Chaica went to the same Sharjah school as her siblings, and said she was never made to feel any different by her family or her peers.
That’s why she’s never felt that her disability has gotten in the way of her achieving her goals in life. And she has achieved many goals, including mastering not one but nine different martial arts, such as judo, capoeira, jiu-jitsu and taekwondo. She also has a black belt in karate.
Last year, she won a bronze medal at the Arab Karate Championship in Cairo, Egypt, her first win in a tournament outside the UAE. She’s also due to be a torchbearer at the Special Olympics World Games Abu Dhabi 2019 in March this year, as well as act as a judo referee at the games.

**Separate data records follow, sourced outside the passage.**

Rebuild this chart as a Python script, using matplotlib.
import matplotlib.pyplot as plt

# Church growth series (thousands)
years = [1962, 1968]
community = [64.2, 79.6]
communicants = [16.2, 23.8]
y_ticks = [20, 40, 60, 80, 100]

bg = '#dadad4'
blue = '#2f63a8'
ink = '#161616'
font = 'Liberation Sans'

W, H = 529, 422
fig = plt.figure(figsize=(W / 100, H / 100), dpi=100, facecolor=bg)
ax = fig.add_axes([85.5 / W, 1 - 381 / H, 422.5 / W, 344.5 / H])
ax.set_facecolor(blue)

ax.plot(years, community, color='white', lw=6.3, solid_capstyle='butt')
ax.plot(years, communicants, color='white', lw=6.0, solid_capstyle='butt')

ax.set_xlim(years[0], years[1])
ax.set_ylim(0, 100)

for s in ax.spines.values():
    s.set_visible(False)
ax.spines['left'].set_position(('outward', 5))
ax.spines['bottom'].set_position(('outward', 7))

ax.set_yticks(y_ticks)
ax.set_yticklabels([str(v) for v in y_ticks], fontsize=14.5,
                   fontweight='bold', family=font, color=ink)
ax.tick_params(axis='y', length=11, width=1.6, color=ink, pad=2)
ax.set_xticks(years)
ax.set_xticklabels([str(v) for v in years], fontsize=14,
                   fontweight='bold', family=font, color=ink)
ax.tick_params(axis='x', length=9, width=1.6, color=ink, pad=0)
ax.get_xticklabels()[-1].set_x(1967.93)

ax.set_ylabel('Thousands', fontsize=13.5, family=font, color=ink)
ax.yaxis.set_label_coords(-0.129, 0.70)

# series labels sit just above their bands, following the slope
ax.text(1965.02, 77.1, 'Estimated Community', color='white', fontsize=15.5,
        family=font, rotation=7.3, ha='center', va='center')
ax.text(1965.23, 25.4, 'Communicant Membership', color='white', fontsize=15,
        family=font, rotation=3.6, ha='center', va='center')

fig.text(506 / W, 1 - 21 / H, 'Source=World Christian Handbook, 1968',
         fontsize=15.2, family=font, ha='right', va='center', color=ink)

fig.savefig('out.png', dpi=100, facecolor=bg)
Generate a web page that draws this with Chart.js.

“There’s a big movement [towards inclusion] in the UAE and I’m very happy about it," she says. "I think the Special Olympics will make a big change because it’s sports – and people with disabilities can do sports, and the games will showcase this.”
Overall, Chaica regularly plays 20 different sports.
“Not a day goes by without her doing something active,” her grandmother Anne says.
Her favourite activities, however, are karate and jiu-jitsu, as both disciplines incorporate a range of techniques and, most importantly, have taught her how to defend herself. “Learning martial arts really empowers people. It empowers me,” she says. “Let’s say someone is getting bullied – how can they defend themselves from that? It has to be martial arts.
“I think everybody should learn martial arts before they go to college or university.”
Athletics aside, Chaica is also a strong advocate for people with disabilities in the UAE, as well as for gender equality in sports. She works with the UK’s Inclusion International to represent the Middle East and North Africa region. She also spoke at the United Nations in New York recently. “The experience was amazing,” she said, “because I spoke on behalf of the UAE for women.”
It's for all of this that she's been invited to meet Pope Francis on February 4, 2019, something she's feeling "pretty good" about, too. “The pope can help inclusion evolve for people with disabilities, and it will help society not to be afraid of us in the first place.
“With my work I help people with disabilities to have a voice in the world, and be included as an equal, like everybody else – with work, education, health, friendships.
“My biggest message [to people with disabilities] is: be yourself, love yourself and accept yourself… and don’t feel pressured from society to think you are disabled, and that you are not able.
“People with disabilities are amazing and I want them to not be alone in the world.”